Rui Leitão

Jornalista e escritor.

Geral

A Cantata de Alagamar


22/10/2015

Foto: autor desconhecido.

 

A luta em defesa dos agricultores de Alagamar uniu um líder religioso, arcebispo Dom José Maria Pires, um argentino/judeu circuncidado, maestro Kaplan, e um ateu assumido, escritor W.J.Solha, na produção de um espetáculo musical intitulado “Cantata de Alagamar”. Baseado num texto do camponês Severino Izidro, conhecido como “Hino de Alagamar”, a peça artística pretendia dar maior projeção ao movimento dos trabalhadores rurais envolvidos na disputa com os proprietários das terras daquele latifúndio.

O teatrólogo Fernando Teixeira ficou responsável pela direção do jogral, que contava com os atores Buda Lira, Ubiratan de Assis e João Costa. A obra baseada em ritmos e poesia vinculados à nossa cultura, harmonizando-os com a modernidade, teve a participação de artistas da chamada música erudita, tais como solistas, tenores, coro misto e orquestra de câmara, integrantes da Universidade Federal da Paraíba.

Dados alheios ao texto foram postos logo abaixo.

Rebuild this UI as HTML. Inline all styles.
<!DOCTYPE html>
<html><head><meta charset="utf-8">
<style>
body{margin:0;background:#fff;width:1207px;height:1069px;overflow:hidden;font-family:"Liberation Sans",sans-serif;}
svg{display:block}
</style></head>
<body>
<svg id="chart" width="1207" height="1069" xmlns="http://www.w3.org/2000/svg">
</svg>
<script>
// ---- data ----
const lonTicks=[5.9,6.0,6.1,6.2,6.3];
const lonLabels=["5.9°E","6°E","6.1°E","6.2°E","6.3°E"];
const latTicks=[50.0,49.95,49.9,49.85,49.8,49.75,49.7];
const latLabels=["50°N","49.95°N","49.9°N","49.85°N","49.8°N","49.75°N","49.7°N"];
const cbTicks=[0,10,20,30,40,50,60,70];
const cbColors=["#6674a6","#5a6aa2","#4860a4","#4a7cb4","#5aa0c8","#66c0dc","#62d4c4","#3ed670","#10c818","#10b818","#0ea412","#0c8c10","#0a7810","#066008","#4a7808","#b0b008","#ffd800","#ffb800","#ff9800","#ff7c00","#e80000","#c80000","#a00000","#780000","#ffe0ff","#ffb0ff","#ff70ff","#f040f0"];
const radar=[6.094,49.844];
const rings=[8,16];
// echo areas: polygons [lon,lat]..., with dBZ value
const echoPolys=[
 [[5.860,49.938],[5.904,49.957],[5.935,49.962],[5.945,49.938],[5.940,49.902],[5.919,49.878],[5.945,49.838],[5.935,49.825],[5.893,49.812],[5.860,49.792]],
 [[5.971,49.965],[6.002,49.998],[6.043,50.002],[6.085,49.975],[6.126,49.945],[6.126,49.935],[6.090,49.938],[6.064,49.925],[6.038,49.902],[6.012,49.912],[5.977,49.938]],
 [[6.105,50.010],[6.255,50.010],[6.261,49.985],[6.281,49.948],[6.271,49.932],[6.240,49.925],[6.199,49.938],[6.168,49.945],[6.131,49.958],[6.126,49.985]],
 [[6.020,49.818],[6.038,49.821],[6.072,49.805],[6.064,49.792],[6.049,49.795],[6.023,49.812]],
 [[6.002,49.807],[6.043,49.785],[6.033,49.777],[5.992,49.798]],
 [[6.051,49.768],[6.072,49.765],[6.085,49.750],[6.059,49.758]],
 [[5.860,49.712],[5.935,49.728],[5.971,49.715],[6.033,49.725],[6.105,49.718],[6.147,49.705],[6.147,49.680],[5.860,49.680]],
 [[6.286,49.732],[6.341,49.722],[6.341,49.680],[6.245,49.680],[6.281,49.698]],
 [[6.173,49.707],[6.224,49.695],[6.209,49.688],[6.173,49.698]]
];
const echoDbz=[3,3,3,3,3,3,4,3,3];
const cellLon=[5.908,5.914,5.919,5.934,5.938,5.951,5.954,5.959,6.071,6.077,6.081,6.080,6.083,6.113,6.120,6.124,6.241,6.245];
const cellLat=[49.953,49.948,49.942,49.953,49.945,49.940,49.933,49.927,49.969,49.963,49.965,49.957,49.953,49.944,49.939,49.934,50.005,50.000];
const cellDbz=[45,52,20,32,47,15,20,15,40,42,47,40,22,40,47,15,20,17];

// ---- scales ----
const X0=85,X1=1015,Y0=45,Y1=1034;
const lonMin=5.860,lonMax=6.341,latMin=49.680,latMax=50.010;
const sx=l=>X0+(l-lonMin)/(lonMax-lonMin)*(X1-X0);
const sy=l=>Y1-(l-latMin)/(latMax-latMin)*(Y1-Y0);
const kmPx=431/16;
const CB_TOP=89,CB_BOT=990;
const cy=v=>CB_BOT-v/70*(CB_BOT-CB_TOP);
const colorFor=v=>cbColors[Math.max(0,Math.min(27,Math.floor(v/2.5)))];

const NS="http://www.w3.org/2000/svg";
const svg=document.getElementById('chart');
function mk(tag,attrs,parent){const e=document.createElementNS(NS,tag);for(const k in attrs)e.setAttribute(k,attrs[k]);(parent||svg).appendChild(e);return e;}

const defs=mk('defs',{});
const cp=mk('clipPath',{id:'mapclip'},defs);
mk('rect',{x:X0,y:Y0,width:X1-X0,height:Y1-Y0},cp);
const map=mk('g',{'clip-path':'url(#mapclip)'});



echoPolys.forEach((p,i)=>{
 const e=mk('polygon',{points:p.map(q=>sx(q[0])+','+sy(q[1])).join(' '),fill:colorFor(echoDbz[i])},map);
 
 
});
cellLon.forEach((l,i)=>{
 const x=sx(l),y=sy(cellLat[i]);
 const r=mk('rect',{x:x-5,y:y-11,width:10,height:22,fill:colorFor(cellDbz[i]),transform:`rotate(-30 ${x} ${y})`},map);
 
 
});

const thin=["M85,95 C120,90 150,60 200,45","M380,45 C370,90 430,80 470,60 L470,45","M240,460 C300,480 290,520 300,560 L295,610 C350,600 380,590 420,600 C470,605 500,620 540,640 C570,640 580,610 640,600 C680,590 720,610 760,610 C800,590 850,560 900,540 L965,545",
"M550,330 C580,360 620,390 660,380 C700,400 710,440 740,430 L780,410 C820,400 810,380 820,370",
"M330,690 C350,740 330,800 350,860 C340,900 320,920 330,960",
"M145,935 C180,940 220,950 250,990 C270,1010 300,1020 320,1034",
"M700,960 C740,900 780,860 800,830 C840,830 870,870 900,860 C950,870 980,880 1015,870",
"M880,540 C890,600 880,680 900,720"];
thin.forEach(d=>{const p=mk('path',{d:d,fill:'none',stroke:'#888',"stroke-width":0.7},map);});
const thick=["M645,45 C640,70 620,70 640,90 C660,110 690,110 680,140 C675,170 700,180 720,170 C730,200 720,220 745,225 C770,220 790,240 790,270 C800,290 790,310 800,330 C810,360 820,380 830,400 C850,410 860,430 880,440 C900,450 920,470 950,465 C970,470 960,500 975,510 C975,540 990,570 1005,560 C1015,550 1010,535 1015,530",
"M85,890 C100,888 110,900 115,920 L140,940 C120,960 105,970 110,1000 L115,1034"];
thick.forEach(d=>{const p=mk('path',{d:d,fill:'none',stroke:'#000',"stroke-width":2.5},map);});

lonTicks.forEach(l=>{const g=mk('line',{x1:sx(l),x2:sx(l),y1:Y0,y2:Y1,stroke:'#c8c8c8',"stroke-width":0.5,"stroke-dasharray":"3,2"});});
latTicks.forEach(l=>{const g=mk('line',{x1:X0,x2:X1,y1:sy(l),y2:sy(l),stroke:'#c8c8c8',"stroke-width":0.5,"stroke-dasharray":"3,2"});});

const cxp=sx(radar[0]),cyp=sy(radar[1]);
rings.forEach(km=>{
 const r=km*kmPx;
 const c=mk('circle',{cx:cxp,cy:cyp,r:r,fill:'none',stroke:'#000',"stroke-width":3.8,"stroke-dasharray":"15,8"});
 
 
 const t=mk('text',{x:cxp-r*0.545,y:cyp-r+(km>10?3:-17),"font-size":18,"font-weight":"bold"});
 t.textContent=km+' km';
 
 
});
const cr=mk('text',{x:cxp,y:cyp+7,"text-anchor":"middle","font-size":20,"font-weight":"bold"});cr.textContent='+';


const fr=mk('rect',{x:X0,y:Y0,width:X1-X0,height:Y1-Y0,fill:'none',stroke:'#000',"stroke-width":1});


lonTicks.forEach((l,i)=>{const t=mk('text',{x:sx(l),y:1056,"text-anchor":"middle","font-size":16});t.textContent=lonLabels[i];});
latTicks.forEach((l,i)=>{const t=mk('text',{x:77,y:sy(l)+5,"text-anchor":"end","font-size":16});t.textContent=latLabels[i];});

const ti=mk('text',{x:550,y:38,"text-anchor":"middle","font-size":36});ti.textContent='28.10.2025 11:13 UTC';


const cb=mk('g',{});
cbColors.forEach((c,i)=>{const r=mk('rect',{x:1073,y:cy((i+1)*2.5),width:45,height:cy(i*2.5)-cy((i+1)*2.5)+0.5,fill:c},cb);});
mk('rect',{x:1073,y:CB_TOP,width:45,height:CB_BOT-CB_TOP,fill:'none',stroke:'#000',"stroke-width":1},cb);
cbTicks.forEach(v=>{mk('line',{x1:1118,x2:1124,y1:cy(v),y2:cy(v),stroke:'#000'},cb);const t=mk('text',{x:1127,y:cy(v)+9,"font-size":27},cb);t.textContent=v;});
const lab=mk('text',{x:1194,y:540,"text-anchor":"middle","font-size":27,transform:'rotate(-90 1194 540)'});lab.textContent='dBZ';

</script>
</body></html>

A ópera camponesa não podia ser apresentada nos teatros, porquanto proibida pela censura em razão do seu conteúdo político de denúncia da perseguição a que estavam sendo submetidos os agricultores pela ditadura militar. Por isso, sua estréia aconteceu no dia dezessete de junho de 1979 na Capela da Igreja de São Francisco, com um público de aproximadamente quatrocentas pessoas, que aplaudiu de pé o espetáculo. Na oportunidade também se faziam presentes como expectadores o arcebispo Dom Hélder Câmara, de Olinda e Recife e Dom Fragoso, bispo de Crateus, ambos , ao lado de Dom José Maria Pires, apontados pela imprensa aliada ao governo como os “bispos vermelhos”, pela pregação que faziam em favor dos pobres e dos oprimidos.

Gravado em disco vinil pouco depois, recebeu a apresentação de Dom Hélder, onde, entre outras colocações, afirmou: “A Cantata nos traz a boa nova de que nossa gente sofrida sabe muito bem que seria loucura pegar em armas, cujos fabricantes são seus opressores, mas não está, de modo alguma acovardada e sem ação. Aprende sempre mais que a força do povo é a união, não para pisar direitos dos outros, mas para não deixar que ninguem pise direitos seus. Para quem tem ouvidos de ouvir, é cantata de esperança e de amor”.

• Integra a série de textos “INVENTÁRIO DO TEMPO II”.